RECORDED INFORMATION –
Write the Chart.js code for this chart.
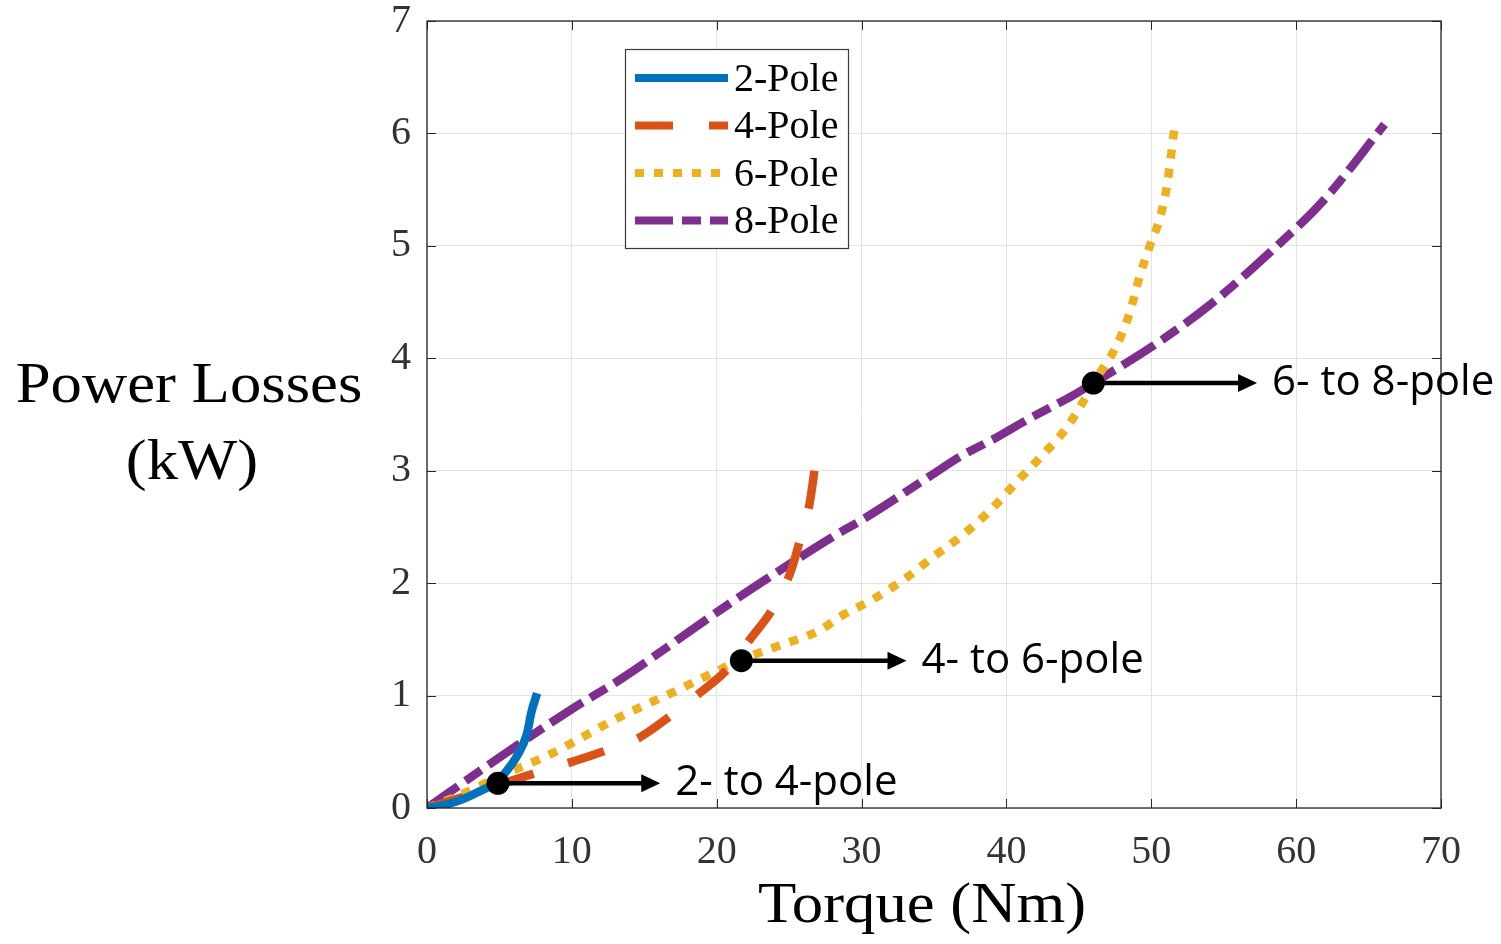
<!DOCTYPE html>
<html>
<head>
<meta charset="utf-8">
<script src="https://cdn.jsdelivr.net/npm/chart.js@4.4.1/dist/chart.umd.min.js"></script>
<style>
html,body{margin:0;padding:0;background:#fff;}
#wrap{width:1501px;height:944px;position:relative;}
</style>
</head>
<body>
<div id="wrap"><canvas id="c" width="1501" height="944"></canvas></div>
<script>
// ---- data ----
const seriesNames = ['2-Pole', '4-Pole', '6-Pole', '8-Pole'];

const pole2Torque = [0, 1, 2.3, 3.5, 4.9, 5.5, 6.2, 6.9, 7.2, 7.6];
const pole2Loss   = [0, 0.02, 0.07, 0.14, 0.24, 0.33, 0.46, 0.66, 0.85, 1.02];

const pole4Torque = [0, 2, 4, 6, 8, 10, 12.1, 14.7, 16.6, 18.8, 20.7, 22.3, 23.9, 25.1, 25.7, 26.4, 26.8];
const pole4Loss   = [0, 0.08, 0.16, 0.25, 0.33, 0.41, 0.5, 0.63, 0.8, 1.02, 1.23, 1.5, 1.78, 2.1, 2.36, 2.7, 3.05];

const pole6Torque = [0, 2, 5, 8.7, 13.3, 17, 20.2, 21.7, 24, 27.1, 28.5, 30.7, 32.9, 34.9, 37, 38.9, 40.7, 42.5, 44.2, 45.5, 46, 47.6, 48.5, 49.2, 49.9, 50.6, 51.1, 51.6];
const pole6Loss   = [0, 0.1, 0.28, 0.49, 0.81, 1.03, 1.23, 1.32, 1.43, 1.58, 1.7, 1.85, 2.03, 2.23, 2.43, 2.65, 2.9, 3.14, 3.39, 3.66, 3.78, 4.11, 4.4, 4.73, 5.0, 5.25, 5.55, 6.05];

const pole8Torque = [0, 5, 10, 13.3, 20, 23, 28.5, 30, 34.7, 37, 39.1, 41.4, 43, 44.6, 46, 50, 54, 58, 62, 66.1];
const pole8Loss   = [0, 0.45, 0.88, 1.14, 1.74, 2.0, 2.45, 2.56, 2.95, 3.14, 3.28, 3.45, 3.56, 3.67, 3.78, 4.1, 4.47, 4.92, 5.42, 6.08];

const xTicks = [0, 10, 20, 30, 40, 50, 60, 70];
const yTicks = [0, 1, 2, 3, 4, 5, 6, 7];

const switchLabels = ['2- to 4-pole', '4- to 6-pole', '6- to 8-pole'];
const switchTorque = [4.9, 21.7, 46.0];
const switchLoss   = [0.22, 1.31, 3.78];
const arrowEndTorque = [16.1, 33.1, 57.3];

const xTitle = 'Torque (Nm)';
const yTitleLines = ['Power Losses', '(kW)'];

// ---- build ----
function pts(xs, ys) { return xs.map((x, i) => ({x: x, y: ys[i]})); }

const colors = ['#0072BD', '#D95319', '#EDB120', '#7E2F8E'];
const dashes = [[], [38, 36], [9, 10], [38, 9, 19, 9]];
const allX = [pole2Torque, pole4Torque, pole6Torque, pole8Torque];
const allY = [pole2Loss, pole4Loss, pole6Loss, pole8Loss];

const datasets = seriesNames.map((n, i) => ({
  label: n,
  data: pts(allX[i], allY[i]),
  borderColor: colors[i],
  backgroundColor: colors[i],
  borderWidth: 8.5,
  borderDash: dashes[i],
  borderCapStyle: 'butt',
  borderJoinStyle: 'round',
  pointRadius: 0,
  fill: false,
  cubicInterpolationMode: 'monotone'
}));

const AXIS = '#262626';
const TICKFONT = '"Liberation Serif", "Times New Roman", serif';

const overlay = {
  id: 'overlay',
  beforeDraw(chart) {
    const ctx = chart.ctx;
    ctx.save();
    ctx.fillStyle = '#fff';
    ctx.fillRect(0, 0, chart.width, chart.height);
    ctx.restore();
  },
  afterDatasetsDraw(chart) {
    const ctx = chart.ctx;
    const a = chart.chartArea;
    const xs = chart.scales.x, ys = chart.scales.y;
    ctx.save();
    // box
    ctx.strokeStyle = AXIS;
    ctx.lineWidth = 1.3;
    ctx.strokeRect(a.left, a.top, a.right - a.left, a.bottom - a.top);
    // inner ticks
    const tl = 9;
    ctx.beginPath();
    xTicks.forEach(v => {
      const px = Math.round(xs.getPixelForValue(v)) + 0.5;
      ctx.moveTo(px, a.bottom); ctx.lineTo(px, a.bottom - tl);
      ctx.moveTo(px, a.top); ctx.lineTo(px, a.top + tl);
    });
    yTicks.forEach(v => {
      const py = Math.round(ys.getPixelForValue(v)) + 0.5;
      ctx.moveTo(a.left, py); ctx.lineTo(a.left + tl, py);
      ctx.moveTo(a.right, py); ctx.lineTo(a.right - tl, py);
    });
    ctx.lineWidth = 1;
    ctx.stroke();

    // legend
    const L = {x: 625, y: 49, w: 223, h: 199};
    ctx.fillStyle = '#fff';
    ctx.fillRect(L.x, L.y, L.w, L.h);
    ctx.strokeStyle = '#3a3a3a';
    ctx.lineWidth = 1.2;
    ctx.strokeRect(L.x + 0.5, L.y + 0.5, L.w, L.h);
    chart.data.datasets.forEach((ds, i) => {
      const yy = 78 + i * 47.5;
      ctx.beginPath();
      ctx.setLineDash(ds.borderDash);
      ctx.lineDashOffset = 0;
      ctx.lineCap = 'butt';
      ctx.strokeStyle = ds.borderColor;
      ctx.lineWidth = 8;
      ctx.moveTo(635, yy); ctx.lineTo(728, yy);
      ctx.stroke();
      ctx.setLineDash([]);
      ctx.fillStyle = '#000';
      ctx.font = '40px ' + TICKFONT;
      ctx.textAlign = 'left';
      ctx.textBaseline = 'middle';
      ctx.fillText(ds.label, 734, yy + 2);
    });

    // switching points, arrows, labels
    switchLabels.forEach((lab, i) => {
      const px = xs.getPixelForValue(switchTorque[i]);
      const py = ys.getPixelForValue(switchLoss[i]);
      const tip = xs.getPixelForValue(arrowEndTorque[i]);
      ctx.strokeStyle = '#000';
      ctx.fillStyle = '#000';
      ctx.lineWidth = 4.5;
      ctx.beginPath();
      ctx.moveTo(px, py); ctx.lineTo(tip - 16, py);
      ctx.stroke();
      ctx.beginPath();
      ctx.moveTo(tip, py);
      ctx.lineTo(tip - 19, py - 9);
      ctx.lineTo(tip - 19, py + 9);
      ctx.closePath();
      ctx.fill();
      ctx.beginPath();
      ctx.arc(px, py, 11.5, 0, Math.PI * 2);
      ctx.fill();
      ctx.font = '42px "Open Sans", "Noto Sans", sans-serif';
      ctx.textAlign = 'left';
      ctx.textBaseline = 'middle';
      ctx.fillText(lab, tip + 15, py);
    });

    // axis titles
    ctx.fillStyle = '#000';
    ctx.font = '57px ' + TICKFONT;
    ctx.textAlign = 'center';
    ctx.textBaseline = 'alphabetic';
    const drawStretched = (t, cx, by) => {
      ctx.save();
      ctx.translate(cx, by);
      ctx.scale(1.1, 1);
      ctx.fillText(t, 0, 0);
      ctx.restore();
    };
    drawStretched(yTitleLines[0], 189, 402);
    drawStretched(yTitleLines[1], 192, 479);
    drawStretched(xTitle, (a.left + a.right) / 2 - 12, 922);
    ctx.restore();
  }
};

new Chart(document.getElementById('c'), {
  type: 'line',
  data: { datasets: datasets },
  options: {
    responsive: false,
    animation: false,
    devicePixelRatio: 1,
    layout: { padding: { left: 0, right: 60, top: 21, bottom: 0 } },
    plugins: { legend: { display: false }, tooltip: { enabled: false } },
    scales: {
      x: {
        type: 'linear', min: 0, max: 70,
        afterFit(s) { s.height = 136; s.paddingLeft = 0; s.paddingRight = 0; },
        afterBuildTicks(s) { s.ticks = xTicks.map(v => ({value: v})); },
        grid: { color: '#e2e2e2', lineWidth: 1, drawTicks: false },
        border: { display: false },
        ticks: { color: '#333', font: { family: TICKFONT, size: 40 }, padding: 20, maxRotation: 0, autoSkip: false }
      },
      y: {
        type: 'linear', min: 0, max: 7,
        afterFit(s) { s.width = 427; s.paddingTop = 0; s.paddingBottom = 0; },
        afterBuildTicks(s) { s.ticks = yTicks.map(v => ({value: v})); },
        grid: { color: '#e2e2e2', lineWidth: 1, drawTicks: false },
        border: { display: false },
        ticks: { color: '#333', font: { family: TICKFONT, size: 40 }, padding: 16, autoSkip: false }
      }
    }
  },
  plugins: [overlay]
});
</script>
</body>
</html>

GIVEN TASK – Exactly as written, please give again the lines from the beginning of the listing through the line containing "2.36, 2.7, 3.05];", inclusive, without any pictures.

COMPLETE ANSWER –
Write the Chart.js code for this chart.
<!DOCTYPE html>
<html>
<head>
<meta charset="utf-8">
<script src="https://cdn.jsdelivr.net/npm/chart.js@4.4.1/dist/chart.umd.min.js"></script>
<style>
html,body{margin:0;padding:0;background:#fff;}
#wrap{width:1501px;height:944px;position:relative;}
</style>
</head>
<body>
<div id="wrap"><canvas id="c" width="1501" height="944"></canvas></div>
<script>
// ---- data ----
const seriesNames = ['2-Pole', '4-Pole', '6-Pole', '8-Pole'];

const pole2Torque = [0, 1, 2.3, 3.5, 4.9, 5.5, 6.2, 6.9, 7.2, 7.6];
const pole2Loss   = [0, 0.02, 0.07, 0.14, 0.24, 0.33, 0.46, 0.66, 0.85, 1.02];

const pole4Torque = [0, 2, 4, 6, 8, 10, 12.1, 14.7, 16.6, 18.8, 20.7, 22.3, 23.9, 25.1, 25.7, 26.4, 26.8];
const pole4Loss   = [0, 0.08, 0.16, 0.25, 0.33, 0.41, 0.5, 0.63, 0.8, 1.02, 1.23, 1.5, 1.78, 2.1, 2.36, 2.7, 3.05];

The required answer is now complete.